(EXERCISE GOAL):
Copy all of the material exactly. Pictures are not to appear in the copy.

(PROVIDED MATERIAL):

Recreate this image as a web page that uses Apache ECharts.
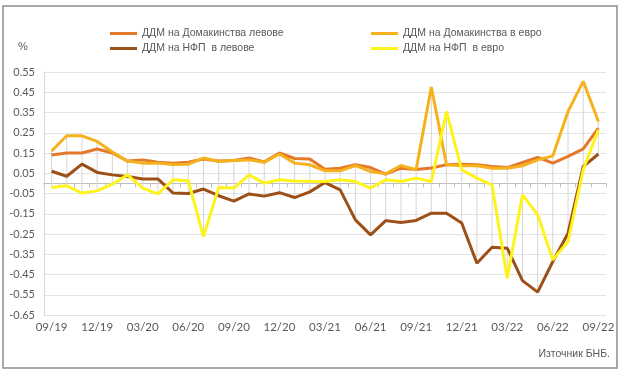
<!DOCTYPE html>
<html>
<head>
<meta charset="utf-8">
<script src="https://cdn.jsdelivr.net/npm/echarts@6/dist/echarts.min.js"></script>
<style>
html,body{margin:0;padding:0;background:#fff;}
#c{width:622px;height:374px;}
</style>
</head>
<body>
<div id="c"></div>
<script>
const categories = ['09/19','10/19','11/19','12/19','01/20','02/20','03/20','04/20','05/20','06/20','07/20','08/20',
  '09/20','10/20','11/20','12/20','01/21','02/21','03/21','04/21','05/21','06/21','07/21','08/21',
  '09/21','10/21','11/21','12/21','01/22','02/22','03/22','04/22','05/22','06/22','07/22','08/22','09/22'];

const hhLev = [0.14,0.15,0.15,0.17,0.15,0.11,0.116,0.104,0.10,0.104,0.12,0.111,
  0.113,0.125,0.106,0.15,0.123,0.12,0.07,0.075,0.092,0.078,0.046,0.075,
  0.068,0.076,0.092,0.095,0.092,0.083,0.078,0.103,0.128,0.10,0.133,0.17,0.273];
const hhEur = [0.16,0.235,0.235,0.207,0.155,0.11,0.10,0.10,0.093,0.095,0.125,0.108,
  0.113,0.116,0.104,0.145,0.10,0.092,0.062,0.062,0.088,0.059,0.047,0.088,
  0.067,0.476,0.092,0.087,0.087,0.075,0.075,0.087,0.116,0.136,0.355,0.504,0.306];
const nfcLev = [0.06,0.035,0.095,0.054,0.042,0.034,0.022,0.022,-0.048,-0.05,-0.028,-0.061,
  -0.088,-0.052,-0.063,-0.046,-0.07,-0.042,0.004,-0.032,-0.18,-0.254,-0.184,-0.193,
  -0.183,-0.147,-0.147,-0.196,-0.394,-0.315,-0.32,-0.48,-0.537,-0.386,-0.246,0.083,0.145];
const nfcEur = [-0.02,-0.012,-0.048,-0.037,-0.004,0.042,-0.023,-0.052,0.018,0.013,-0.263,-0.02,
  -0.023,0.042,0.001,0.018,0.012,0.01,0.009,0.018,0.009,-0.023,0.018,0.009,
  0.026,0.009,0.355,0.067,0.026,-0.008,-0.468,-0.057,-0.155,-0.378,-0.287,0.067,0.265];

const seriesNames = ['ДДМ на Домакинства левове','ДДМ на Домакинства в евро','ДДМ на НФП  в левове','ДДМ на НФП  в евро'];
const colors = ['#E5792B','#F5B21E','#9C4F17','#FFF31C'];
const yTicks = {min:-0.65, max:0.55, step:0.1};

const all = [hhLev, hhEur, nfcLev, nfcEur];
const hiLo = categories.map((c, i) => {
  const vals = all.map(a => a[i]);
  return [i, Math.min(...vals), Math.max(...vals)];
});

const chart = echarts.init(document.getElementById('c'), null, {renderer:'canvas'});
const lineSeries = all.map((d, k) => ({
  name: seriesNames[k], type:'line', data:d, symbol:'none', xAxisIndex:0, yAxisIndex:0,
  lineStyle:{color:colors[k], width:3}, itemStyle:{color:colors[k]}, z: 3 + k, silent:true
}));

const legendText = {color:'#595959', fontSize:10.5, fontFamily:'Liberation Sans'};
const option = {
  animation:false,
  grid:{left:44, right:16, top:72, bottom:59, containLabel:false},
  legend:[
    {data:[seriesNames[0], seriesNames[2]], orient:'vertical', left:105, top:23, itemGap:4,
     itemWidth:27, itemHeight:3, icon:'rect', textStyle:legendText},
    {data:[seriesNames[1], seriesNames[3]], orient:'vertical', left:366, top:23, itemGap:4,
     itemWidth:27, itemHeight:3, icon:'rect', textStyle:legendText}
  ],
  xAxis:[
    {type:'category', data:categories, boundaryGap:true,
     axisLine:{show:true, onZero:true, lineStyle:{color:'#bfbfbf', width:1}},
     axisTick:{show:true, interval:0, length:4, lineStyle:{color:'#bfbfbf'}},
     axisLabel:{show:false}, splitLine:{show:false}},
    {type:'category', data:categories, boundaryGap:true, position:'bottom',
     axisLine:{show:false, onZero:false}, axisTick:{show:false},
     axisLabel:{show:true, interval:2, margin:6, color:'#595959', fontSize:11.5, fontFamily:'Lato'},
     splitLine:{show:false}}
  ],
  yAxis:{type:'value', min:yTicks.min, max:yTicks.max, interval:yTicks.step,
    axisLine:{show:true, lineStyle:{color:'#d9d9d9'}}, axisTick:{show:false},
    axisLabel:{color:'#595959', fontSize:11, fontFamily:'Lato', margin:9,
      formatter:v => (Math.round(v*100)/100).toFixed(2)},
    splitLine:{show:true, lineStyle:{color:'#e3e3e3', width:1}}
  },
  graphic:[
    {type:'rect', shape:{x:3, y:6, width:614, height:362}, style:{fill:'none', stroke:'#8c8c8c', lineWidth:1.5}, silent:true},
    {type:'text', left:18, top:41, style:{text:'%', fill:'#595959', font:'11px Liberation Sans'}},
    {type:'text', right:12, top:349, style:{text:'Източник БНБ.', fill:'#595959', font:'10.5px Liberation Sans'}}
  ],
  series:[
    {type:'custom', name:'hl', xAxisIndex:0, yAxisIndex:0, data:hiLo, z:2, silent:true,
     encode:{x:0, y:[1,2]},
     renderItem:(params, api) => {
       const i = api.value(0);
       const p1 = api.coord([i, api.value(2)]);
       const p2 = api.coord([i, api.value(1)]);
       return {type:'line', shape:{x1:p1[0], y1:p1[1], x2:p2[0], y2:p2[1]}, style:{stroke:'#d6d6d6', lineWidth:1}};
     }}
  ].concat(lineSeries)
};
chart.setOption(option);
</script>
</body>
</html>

(THE OUTPUT):
Recreate this image as a web page that uses Apache ECharts.
<!DOCTYPE html>
<html>
<head>
<meta charset="utf-8">
<script src="https://cdn.jsdelivr.net/npm/echarts@6/dist/echarts.min.js"></script>
<style>
html,body{margin:0;padding:0;background:#fff;}
#c{width:622px;height:374px;}
</style>
</head>
<body>
<div id="c"></div>
<script>
const categories = ['09/19','10/19','11/19','12/19','01/20','02/20','03/20','04/20','05/20','06/20','07/20','08/20',
  '09/20','10/20','11/20','12/20','01/21','02/21','03/21','04/21','05/21','06/21','07/21','08/21',
  '09/21','10/21','11/21','12/21','01/22','02/22','03/22','04/22','05/22','06/22','07/22','08/22','09/22'];

const hhLev = [0.14,0.15,0.15,0.17,0.15,0.11,0.116,0.104,0.10,0.104,0.12,0.111,
  0.113,0.125,0.106,0.15,0.123,0.12,0.07,0.075,0.092,0.078,0.046,0.075,
  0.068,0.076,0.092,0.095,0.092,0.083,0.078,0.103,0.128,0.10,0.133,0.17,0.273];
const hhEur = [0.16,0.235,0.235,0.207,0.155,0.11,0.10,0.10,0.093,0.095,0.125,0.108,
  0.113,0.116,0.104,0.145,0.10,0.092,0.062,0.062,0.088,0.059,0.047,0.088,
  0.067,0.476,0.092,0.087,0.087,0.075,0.075,0.087,0.116,0.136,0.355,0.504,0.306];
const nfcLev = [0.06,0.035,0.095,0.054,0.042,0.034,0.022,0.022,-0.048,-0.05,-0.028,-0.061,
  -0.088,-0.052,-0.063,-0.046,-0.07,-0.042,0.004,-0.032,-0.18,-0.254,-0.184,-0.193,
  -0.183,-0.147,-0.147,-0.196,-0.394,-0.315,-0.32,-0.48,-0.537,-0.386,-0.246,0.083,0.145];
const nfcEur = [-0.02,-0.012,-0.048,-0.037,-0.004,0.042,-0.023,-0.052,0.018,0.013,-0.263,-0.02,
  -0.023,0.042,0.001,0.018,0.012,0.01,0.009,0.018,0.009,-0.023,0.018,0.009,
  0.026,0.009,0.355,0.067,0.026,-0.008,-0.468,-0.057,-0.155,-0.378,-0.287,0.067,0.265];

const seriesNames = ['ДДМ на Домакинства левове','ДДМ на Домакинства в евро','ДДМ на НФП  в левове','ДДМ на НФП  в евро'];
const colors = ['#E5792B','#F5B21E','#9C4F17','#FFF31C'];
const yTicks = {min:-0.65, max:0.55, step:0.1};

const all = [hhLev, hhEur, nfcLev, nfcEur];
const hiLo = categories.map((c, i) => {
  const vals = all.map(a => a[i]);
  return [i, Math.min(...vals), Math.max(...vals)];
});

const chart = echarts.init(document.getElementById('c'), null, {renderer:'canvas'});
const lineSeries = all.map((d, k) => ({
  name: seriesNames[k], type:'line', data:d, symbol:'none', xAxisIndex:0, yAxisIndex:0,
  lineStyle:{color:colors[k], width:3}, itemStyle:{color:colors[k]}, z: 3 + k, silent:true
}));

const legendText = {color:'#595959', fontSize:10.5, fontFamily:'Liberation Sans'};
const option = {
  animation:false,
  grid:{left:44, right:16, top:72, bottom:59, containLabel:false},
  legend:[
    {data:[seriesNames[0], seriesNames[2]], orient:'vertical', left:105, top:23, itemGap:4,
     itemWidth:27, itemHeight:3, icon:'rect', textStyle:legendText},
    {data:[seriesNames[1], seriesNames[3]], orient:'vertical', left:366, top:23, itemGap:4,
     itemWidth:27, itemHeight:3, icon:'rect', textStyle:legendText}
  ],
  xAxis:[
    {type:'category', data:categories, boundaryGap:true,
     axisLine:{show:true, onZero:true, lineStyle:{color:'#bfbfbf', width:1}},
     axisTick:{show:true, interval:0, length:4, lineStyle:{color:'#bfbfbf'}},
     axisLabel:{show:false}, splitLine:{show:false}},
    {type:'category', data:categories, boundaryGap:true, position:'bottom',
     axisLine:{show:false, onZero:false}, axisTick:{show:false},
     axisLabel:{show:true, interval:2, margin:6, color:'#595959', fontSize:11.5, fontFamily:'Lato'},
     splitLine:{show:false}}
  ],
  yAxis:{type:'value', min:yTicks.min, max:yTicks.max, interval:yTicks.step,
    axisLine:{show:true, lineStyle:{color:'#d9d9d9'}}, axisTick:{show:false},
    axisLabel:{color:'#595959', fontSize:11, fontFamily:'Lato', margin:9,
      formatter:v => (Math.round(v*100)/100).toFixed(2)},
    splitLine:{show:true, lineStyle:{color:'#e3e3e3', width:1}}
  },
  graphic:[
    {type:'rect', shape:{x:3, y:6, width:614, height:362}, style:{fill:'none', stroke:'#8c8c8c', lineWidth:1.5}, silent:true},
    {type:'text', left:18, top:41, style:{text:'%', fill:'#595959', font:'11px Liberation Sans'}},
    {type:'text', right:12, top:349, style:{text:'Източник БНБ.', fill:'#595959', font:'10.5px Liberation Sans'}}
  ],
  series:[
    {type:'custom', name:'hl', xAxisIndex:0, yAxisIndex:0, data:hiLo, z:2, silent:true,
     encode:{x:0, y:[1,2]},
     renderItem:(params, api) => {
       const i = api.value(0);
       const p1 = api.coord([i, api.value(2)]);
       const p2 = api.coord([i, api.value(1)]);
       return {type:'line', shape:{x1:p1[0], y1:p1[1], x2:p2[0], y2:p2[1]}, style:{stroke:'#d6d6d6', lineWidth:1}};
     }}
  ].concat(lineSeries)
};
chart.setOption(option);
</script>
</body>
</html>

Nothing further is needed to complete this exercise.